In Britain, five leading groups of experts have issued joint treatment recommendations in patients at risk for heart disease. These recommendations include the initiation of aspirin and antihypertensive therapy when the risk of heart disease is 15 percent over 10 years. The use of statin drugs is also recommended when coronary risk is 15 percent over 10 years.
These and other recommendations depend on an ability to estimate risk in individual patients on a routine basis and to accurately identify the target group of patients with 15 percent risk over 10 years. The Sheffield table, which is based on the Framingham risk function, is one of the tools used to estimate coronary risk for primary prevention.
Wallis and colleagues modified the Sheffield table by basing it on the ratio of total cholesterol to high-density lipoprotein (HDL) cholesterol and age, sex, smoking, diabetes and hypertension (see the accompanying table on page 1146)
. They tested this version of the table in a random sample of 1,000 adults living in Scotland.
The sample was selected to be representative of the Scottish adult population. Risk was assessed for each participant by two physicians. For each participant, the risk of cardiovascular disease was calculated using data from the Framingham studies to provide a gold standard. The accuracy of the Sheffield tables in predicting coronary risk was estimated by comparison with the Framingham estimates.
The study group included 562 (56.2 percent) women, 299 (29.9 percent) smokers and 16 (1.6 percent) patients with diabetes. The mean age was 49 years, mean blood pressure was 132/75 mm Hg and the mean 10-year coronary risk function by Framingham function was 7.2 percent. The Sheffield table had a 97 percent sensitivity and 95 percent specificity for coronary risk of 15 percent or greater over 10 years. Negative tests had a predictive value of 99.5 percent; positive tests had a predictive value of 73 percent. The false-positive results all had risks in the range of 10 to 15 percent.
The authors conclude that the simple table correctly identified about 97 percent of patients most likely to benefit from aspirin and statin drugs in primary prevention of coronary disease. While the Sheffield table identified patients who definitely should be offered treatment, the authors point out that it should not be used to deny treatment to people close to treatment thresholds.

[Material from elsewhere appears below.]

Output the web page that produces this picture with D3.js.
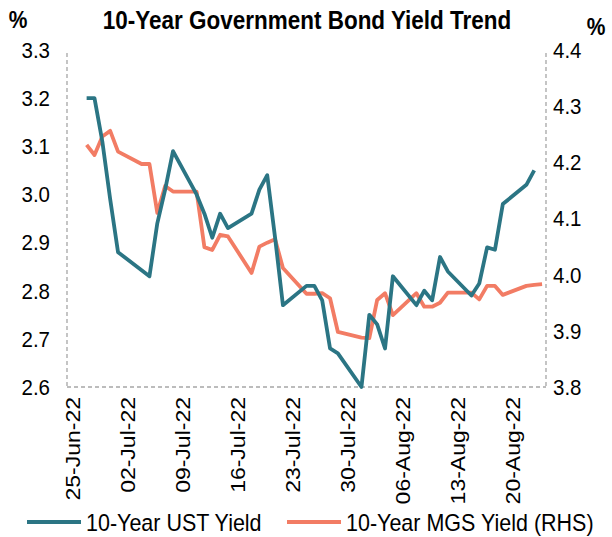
<!DOCTYPE html>
<html>
<head>
<meta charset="utf-8">
<script src="https://cdn.jsdelivr.net/npm/d3@7"></script>
<style>
  html, body { margin: 0; padding: 0; background: #fff; }
  svg { display: block; font-family: "Liberation Sans", Arial, sans-serif; }
</style>
</head>
<body>
<svg id="chart" width="612" height="537"></svg>
<script>
// 10-year UST yield (left axis), US trading days
const ustDates = [
  "2022-06-27","2022-06-28","2022-06-29","2022-06-30","2022-07-01",
  "2022-07-05","2022-07-06","2022-07-07","2022-07-08",
  "2022-07-11","2022-07-12","2022-07-13","2022-07-14","2022-07-15",
  "2022-07-18","2022-07-19","2022-07-20","2022-07-21","2022-07-22",
  "2022-07-25","2022-07-26","2022-07-27","2022-07-28","2022-07-29",
  "2022-08-01","2022-08-02","2022-08-03","2022-08-04","2022-08-05",
  "2022-08-08","2022-08-09","2022-08-10","2022-08-11","2022-08-12",
  "2022-08-15","2022-08-16","2022-08-17","2022-08-18","2022-08-19",
  "2022-08-22","2022-08-23"
];
const ustYield = [
  3.20, 3.20, 3.11, 2.99, 2.88,
  2.83, 2.94, 3.01, 3.09,
  3.00, 2.96, 2.91, 2.96, 2.93,
  2.96, 3.01, 3.04, 2.91, 2.77,
  2.81, 2.81, 2.78, 2.68, 2.67,
  2.60, 2.75, 2.73, 2.68, 2.83,
  2.77, 2.80, 2.78, 2.87, 2.84,
  2.79, 2.815, 2.89, 2.885, 2.98,
  3.02, 3.05
];

// 10-year MGS yield (right axis), Malaysian trading days
const mgsDates = [
  "2022-06-27","2022-06-28","2022-06-29","2022-06-30","2022-07-01",
  "2022-07-04","2022-07-05","2022-07-06","2022-07-07","2022-07-08",
  "2022-07-11","2022-07-12","2022-07-13","2022-07-14","2022-07-15",
  "2022-07-18","2022-07-19","2022-07-20","2022-07-21","2022-07-22",
  "2022-07-25","2022-07-26","2022-07-27","2022-07-28","2022-07-29",
  "2022-08-01","2022-08-02","2022-08-03","2022-08-04","2022-08-05",
  "2022-08-08","2022-08-09","2022-08-10","2022-08-11","2022-08-12",
  "2022-08-15","2022-08-16","2022-08-17","2022-08-18","2022-08-19",
  "2022-08-22","2022-08-23","2022-08-24"
];
const mgsYield = [
  4.231, 4.213, 4.246, 4.256, 4.219,
  4.197, 4.197, 4.110, 4.158, 4.148,
  4.148, 4.049, 4.044, 4.071, 4.068,
  4.003, 4.050, 4.057, 4.063, 4.012,
  3.966, 3.966, 3.967, 3.958, 3.898,
  3.888, 3.887, 3.955, 3.967, 3.928,
  3.967, 3.943, 3.943, 3.950, 3.968,
  3.968, 3.956, 3.980, 3.980, 3.964,
  3.980, 3.982, 3.983
];

const xTickLabels = ["25-Jun-22","02-Jul-22","09-Jul-22","16-Jul-22","23-Jul-22",
                     "30-Jul-22","06-Aug-22","13-Aug-22","20-Aug-22"];
const leftTicks = [2.6, 2.7, 2.8, 2.9, 3.0, 3.1, 3.2, 3.3];
const rightTicks = [3.8, 3.9, 4.0, 4.1, 4.2, 4.3, 4.4];
const seriesNames = ["10-Year UST Yield", "10-Year MGS Yield (RHS)"];
const seriesColors = ["#2b7584", "#f27c64"];

const parse = d3.utcParse("%Y-%m-%d");
const parseTick = d3.utcParse("%d-%b-%y");
const FONT = "Liberation Sans, Arial, sans-serif";
const TALL = 1.12; // slightly tall lettering

const svg = d3.select("#chart");
const plot = { left: 67, right: 546, top: 50, bottom: 387 };

// one slot per calendar day, points at the slot centre
const x = d3.scaleUtc()
  .domain([new Date(Date.UTC(2022, 5, 24, 12)), new Date(Date.UTC(2022, 7, 24, 12))])
  .range([plot.left, plot.right]);
const yL = d3.scaleLinear().domain([2.6, 3.3]).range([plot.bottom, plot.top]);
const yR = d3.scaleLinear().domain([3.8, 4.4]).range([plot.bottom, plot.top]);

// frame: dashed grey left, right and bottom edges
const frame = svg.append("g")
  .attr("stroke", "#a6a6a6").attr("stroke-width", 1.3)
  .attr("stroke-dasharray", "4,3").attr("fill", "none");
frame.append("line").attr("x1", plot.left).attr("x2", plot.left)
  .attr("y1", plot.top + 3).attr("y2", plot.bottom);
frame.append("line").attr("x1", plot.right).attr("x2", plot.right)
  .attr("y1", plot.top + 3).attr("y2", plot.bottom);
frame.append("line").attr("x1", plot.left).attr("x2", plot.right)
  .attr("y1", plot.bottom).attr("y2", plot.bottom);

// left axis
const leftAxis = svg.append("g")
  .attr("transform", `translate(${plot.left},0)`)
  .call(d3.axisLeft(yL).tickValues(leftTicks).tickFormat(d3.format(".1f")).tickSize(0).tickPadding(17));
leftAxis.select(".domain").remove();
leftAxis.selectAll("text").attr("font-size", 20.5).attr("fill", "#000").attr("font-family", FONT)
  .attr("transform", `scale(1,${TALL})`);

// right axis
const rightAxis = svg.append("g")
  .attr("transform", `translate(${plot.right},0)`)
  .call(d3.axisRight(yR).tickValues(rightTicks).tickFormat(d3.format(".1f")).tickSize(0).tickPadding(7));
rightAxis.select(".domain").remove();
rightAxis.selectAll("text").attr("font-size", 20.5).attr("fill", "#000").attr("font-family", FONT)
  .attr("transform", `scale(1,${TALL})`);

// bottom axis with rotated date labels
const xTicks = xTickLabels.map(s => parseTick(s));
const bottomAxis = svg.append("g")
  .attr("transform", `translate(0,${plot.bottom})`)
  .call(d3.axisBottom(x).tickValues(xTicks).tickFormat((d, i) => xTickLabels[i]).tickSize(0));
bottomAxis.select(".domain").remove();
bottomAxis.selectAll("text")
  .attr("font-size", 20).attr("fill", "#000").attr("font-family", FONT)
  .attr("text-anchor", "end")
  .attr("dy", null)
  .attr("transform", "translate(2,10) rotate(-90) scale(1.15,1)")
  .attr("x", 0).attr("y", 0)
  .attr("dominant-baseline", "central");

// series lines
const ustData = ustDates.map((d, i) => ({ date: parse(d), v: ustYield[i] }));
const mgsData = mgsDates.map((d, i) => ({ date: parse(d), v: mgsYield[i] }));

svg.append("path").datum(mgsData)
  .attr("fill", "none").attr("stroke", seriesColors[1]).attr("stroke-width", 3.8)
  .attr("stroke-linejoin", "round")
  .attr("d", d3.line().x(d => x(d.date)).y(d => yR(d.v)));

svg.append("path").datum(ustData)
  .attr("fill", "none").attr("stroke", seriesColors[0]).attr("stroke-width", 3.8)
  .attr("stroke-linejoin", "round")
  .attr("d", d3.line().x(d => x(d.date)).y(d => yL(d.v)));

// title and unit labels (drawn at origin, then placed)
function label(txt, px, py, size, bold) {
  svg.append("text")
    .attr("transform", `translate(${px},${py}) scale(1,${TALL})`)
    .attr("text-anchor", "middle")
    .attr("font-size", size).attr("font-weight", bold ? "bold" : null)
    .attr("font-family", FONT).text(txt);
}
label("10-Year Government Bond Yield Trend", 307, 29, 22.5, true);
label("%", 18, 28, 21, true);
label("%", 596, 35, 21, true);

// legend
const legendX = [27, 287];
seriesNames.forEach((name, i) => {
  const g = svg.append("g").attr("transform", `translate(${legendX[i]},522)`);
  g.append("line").attr("x1", 0).attr("x2", 54).attr("y1", 0).attr("y2", 0)
    .attr("stroke", seriesColors[i]).attr("stroke-width", 3.8);
  g.append("text").attr("x", 59).attr("y", 0).attr("dy", "0.36em")
    .attr("transform", `scale(1,${TALL})`)
    .attr("font-size", 21.5).attr("fill", "#000").attr("font-family", FONT).text(name);
});
</script>
</body>
</html>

editor's note: This article reflects a growing trend in British general practice literature to provide practical advice and tools for practitioners to use in primary prevention of the major causes of morbidity and mortality. This issue of BMJ contains 10 articles on such topics and several examples of charts and techniques to calculate level of risk. The Sheffield tables are easy to use and, as shown by the study, can accurately identify asymptomatic candidates for intervention. Interestingly, the British authors place emphasis on avoiding the expense of unnecessary testing in low-risk patients and identifying the high-risk group. Besides helping to strategize ways to avoid coronary disease, using the tables with patients might also have a powerful educational effect. The “big three”—hypertension, smoking and diabetes—dominate the tables. Patients may quickly appreciate how avoiding or controlling certain risk factors directly and substantially reduces the risk of heart disease.—a.d.w.